### Data lines ###

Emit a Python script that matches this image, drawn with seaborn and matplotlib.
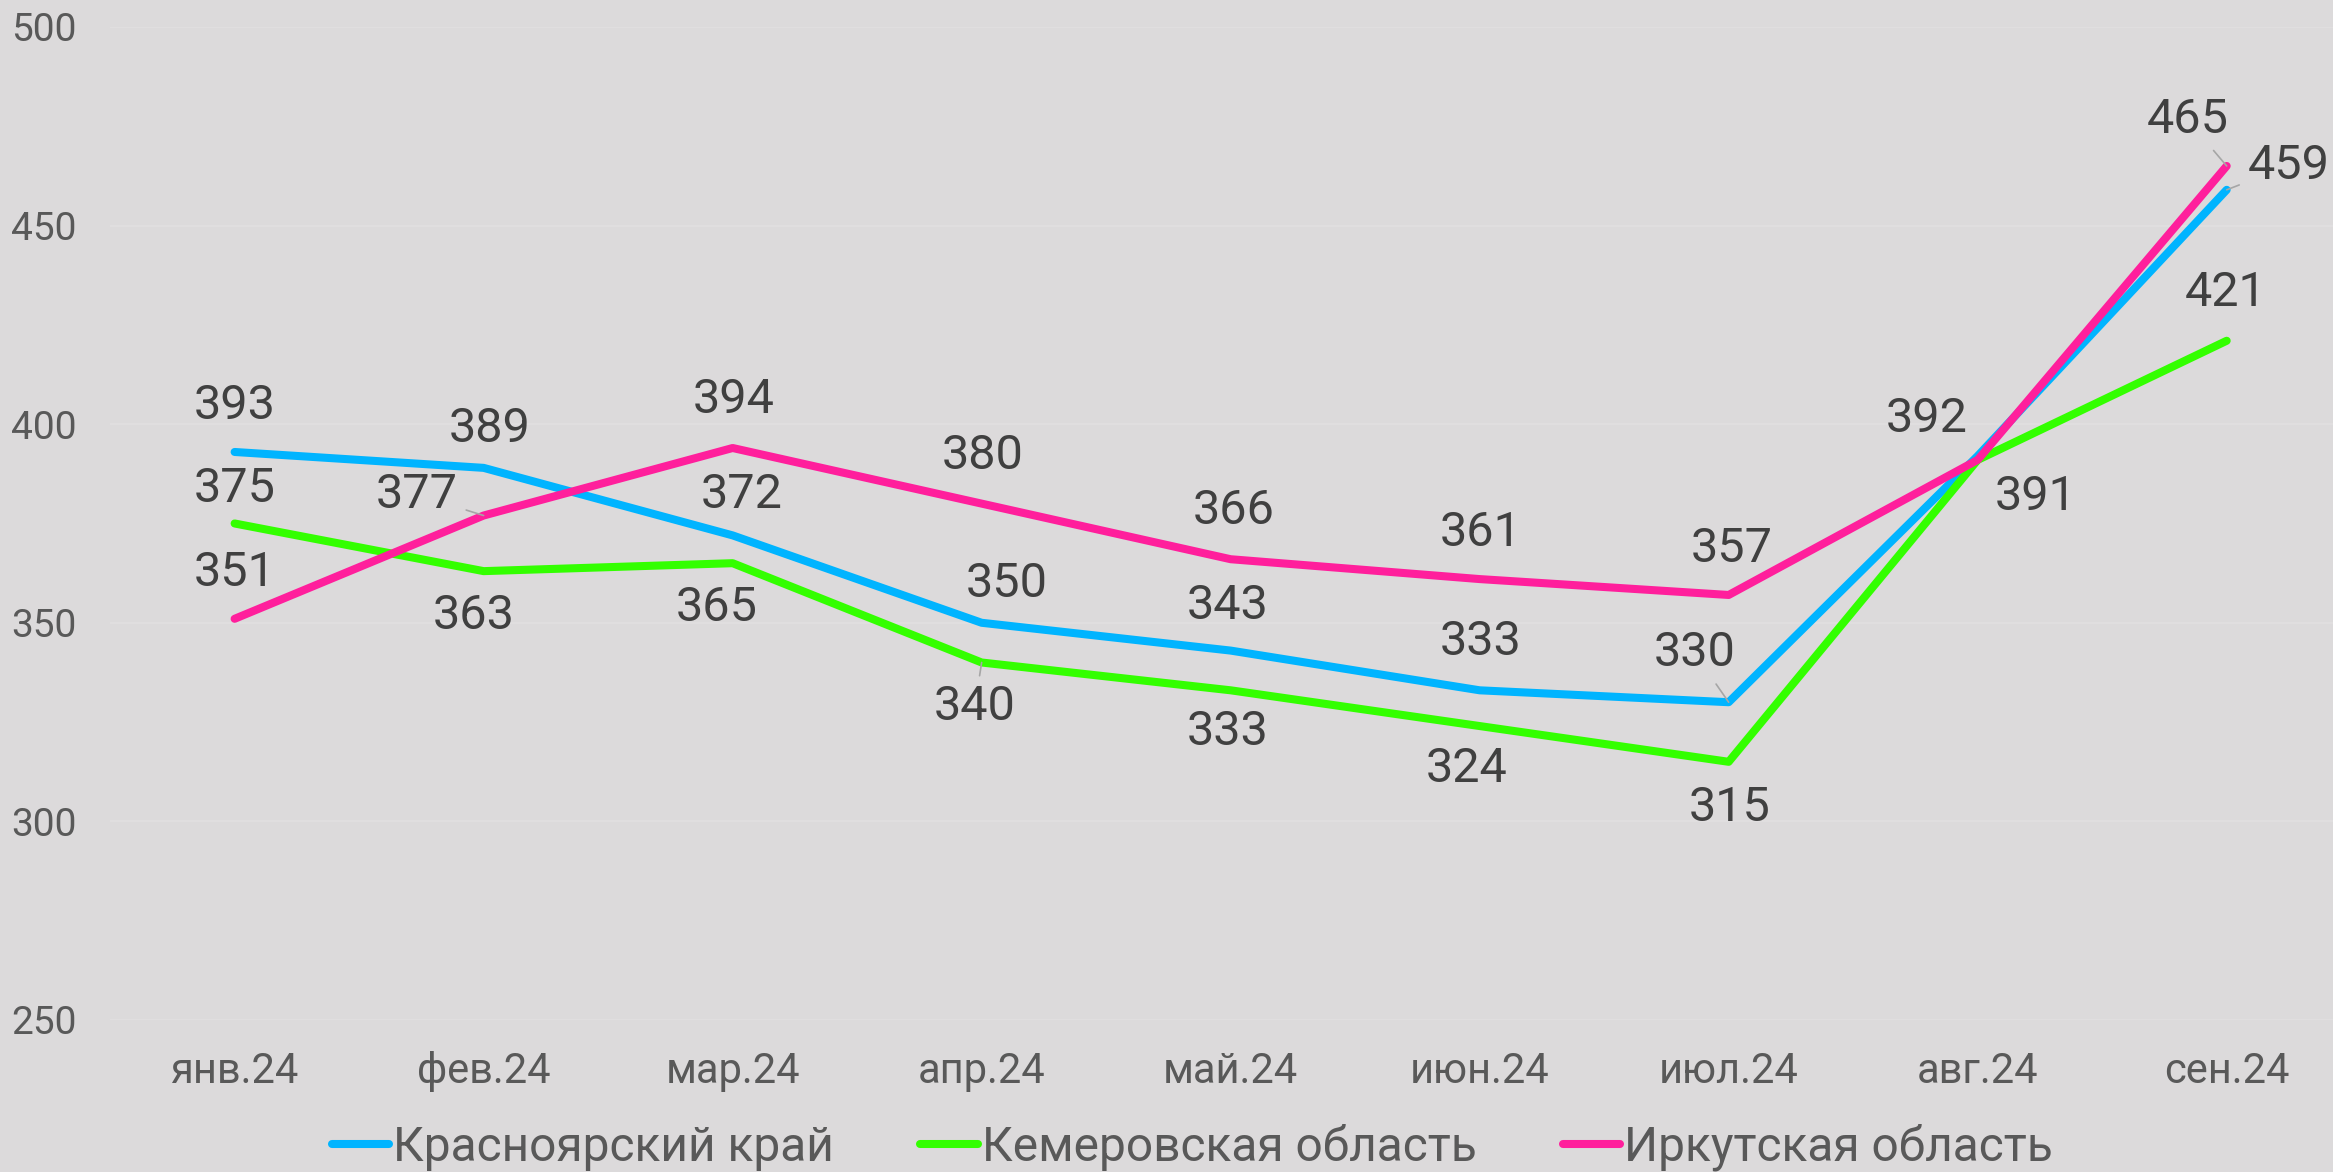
import pandas as pd
import matplotlib.pyplot as plt
import seaborn as sns

# data
months = ["янв.24", "фев.24", "мар.24", "апр.24", "май.24",
          "июн.24", "июл.24", "авг.24", "сен.24"]
krasnoyarsk = [393, 389, 372, 350, 343, 333, 330, 392, 459]
kemerovo    = [375, 363, 365, 340, 333, 324, 315, 391, 421]
irkutsk     = [351, 377, 394, 380, 366, 361, 357, 391, 465]
names = ["Красноярский край", "Кемеровская область", "Иркутская область"]
colors = ["#00B4FF", "#33FF00", "#FF1F9C"]

# label offsets in pixels (dx, dy), None = label hidden
offs = {
    names[0]: [(0, 46), (6, 39), (9, 40), (25, 39), (-3, 45), (1, 48), (-34, 49), (-51, 37), (62, 24)],
    names[1]: [(0, 34), (-10, -45), (-16, -45), (-7, -45), (-3, -42), (-13, -43), (1, -46), (58, -37), (-1, 48)],
    names[2]: [(0, 46), (-67, 21), (1, 48), (1, 48), (3, 48), (1, 46), (3, 46), None, (-39, 46)],
}
leaders = {(names[1], 3), (names[2], 1), (names[0], 6), (names[2], 8), (names[0], 8)}

df = pd.DataFrame({
    "month": months * 3,
    "value": krasnoyarsk + kemerovo + irkutsk,
    "region": [n for n in names for _ in months],
})

sns.set_theme(style="white")
plt.rcParams["font.family"] = ["Roboto", "DejaVu Sans"]
bg = "#DCDADB"

fig = plt.figure(figsize=(23.33, 11.72), dpi=100, facecolor=bg)
ax = fig.add_axes([0.0472, 0.1297, 0.9606, 0.8473], facecolor=bg)

sns.lineplot(data=df, x="month", y="value", hue="region", palette=colors,
             sort=False, linewidth=5.8, solid_capstyle="round", ax=ax)

ax.set_ylim(250, 500)
ax.set_xlim(-0.5, 8.5)
ax.set_yticks(range(250, 501, 50))
ax.grid(axis="y", color="#E0DEDF", linewidth=1.5)
ax.set_axisbelow(True)
for s in ax.spines.values():
    s.set_visible(False)
ax.set_xlabel("")
ax.set_ylabel("")
ax.tick_params(axis="y", length=0, pad=24, labelsize=28, labelcolor="#595959")
ax.tick_params(axis="x", length=0, pad=22, labelsize=30, labelcolor="#595959")

series = {names[0]: krasnoyarsk, names[1]: kemerovo, names[2]: irkutsk}
for name, vals in series.items():
    for i, v in enumerate(vals):
        o = offs[name][i]
        if o is None:
            continue
        arrow = None
        if (name, i) in leaders:
            arrow = dict(arrowstyle="-", color="#A6A6A6", lw=1.2, shrinkA=4, shrinkB=0)
        ax.annotate(str(v), (i, v), xytext=o, textcoords="offset pixels",
                    ha="center", va="center", fontsize=35, color="#404040",
                    arrowprops=arrow)

handles, labels = ax.get_legend_handles_labels()
ax.get_legend().remove()
fig.legend(handles, labels, loc="center", bbox_to_anchor=(0.511, 0.021), ncol=3,
           frameon=False, fontsize=34.5, labelcolor="#595959",
           handlelength=1.2, handletextpad=0.08, columnspacing=1.8)

fig.savefig("out.png", dpi=100, facecolor=bg)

###

Your task is to reproduce all of the material exactly. The pictures stay out.

### Answer to this task
Emit a Python script that matches this image, drawn with seaborn and matplotlib.
import pandas as pd
import matplotlib.pyplot as plt
import seaborn as sns

# data
months = ["янв.24", "фев.24", "мар.24", "апр.24", "май.24",
          "июн.24", "июл.24", "авг.24", "сен.24"]
krasnoyarsk = [393, 389, 372, 350, 343, 333, 330, 392, 459]
kemerovo    = [375, 363, 365, 340, 333, 324, 315, 391, 421]
irkutsk     = [351, 377, 394, 380, 366, 361, 357, 391, 465]
names = ["Красноярский край", "Кемеровская область", "Иркутская область"]
colors = ["#00B4FF", "#33FF00", "#FF1F9C"]

# label offsets in pixels (dx, dy), None = label hidden
offs = {
    names[0]: [(0, 46), (6, 39), (9, 40), (25, 39), (-3, 45), (1, 48), (-34, 49), (-51, 37), (62, 24)],
    names[1]: [(0, 34), (-10, -45), (-16, -45), (-7, -45), (-3, -42), (-13, -43), (1, -46), (58, -37), (-1, 48)],
    names[2]: [(0, 46), (-67, 21), (1, 48), (1, 48), (3, 48), (1, 46), (3, 46), None, (-39, 46)],
}
leaders = {(names[1], 3), (names[2], 1), (names[0], 6), (names[2], 8), (names[0], 8)}

df = pd.DataFrame({
    "month": months * 3,
    "value": krasnoyarsk + kemerovo + irkutsk,
    "region": [n for n in names for _ in months],
})

sns.set_theme(style="white")
plt.rcParams["font.family"] = ["Roboto", "DejaVu Sans"]
bg = "#DCDADB"

fig = plt.figure(figsize=(23.33, 11.72), dpi=100, facecolor=bg)
ax = fig.add_axes([0.0472, 0.1297, 0.9606, 0.8473], facecolor=bg)

sns.lineplot(data=df, x="month", y="value", hue="region", palette=colors,
             sort=False, linewidth=5.8, solid_capstyle="round", ax=ax)

ax.set_ylim(250, 500)
ax.set_xlim(-0.5, 8.5)
ax.set_yticks(range(250, 501, 50))
ax.grid(axis="y", color="#E0DEDF", linewidth=1.5)
ax.set_axisbelow(True)
for s in ax.spines.values():
    s.set_visible(False)
ax.set_xlabel("")
ax.set_ylabel("")
ax.tick_params(axis="y", length=0, pad=24, labelsize=28, labelcolor="#595959")
ax.tick_params(axis="x", length=0, pad=22, labelsize=30, labelcolor="#595959")

series = {names[0]: krasnoyarsk, names[1]: kemerovo, names[2]: irkutsk}
for name, vals in series.items():
    for i, v in enumerate(vals):
        o = offs[name][i]
        if o is None:
            continue
        arrow = None
        if (name, i) in leaders:
            arrow = dict(arrowstyle="-", color="#A6A6A6", lw=1.2, shrinkA=4, shrinkB=0)
        ax.annotate(str(v), (i, v), xytext=o, textcoords="offset pixels",
                    ha="center", va="center", fontsize=35, color="#404040",
                    arrowprops=arrow)

handles, labels = ax.get_legend_handles_labels()
ax.get_legend().remove()
fig.legend(handles, labels, loc="center", bbox_to_anchor=(0.511, 0.021), ncol=3,
           frameon=False, fontsize=34.5, labelcolor="#595959",
           handlelength=1.2, handletextpad=0.08, columnspacing=1.8)

fig.savefig("out.png", dpi=100, facecolor=bg)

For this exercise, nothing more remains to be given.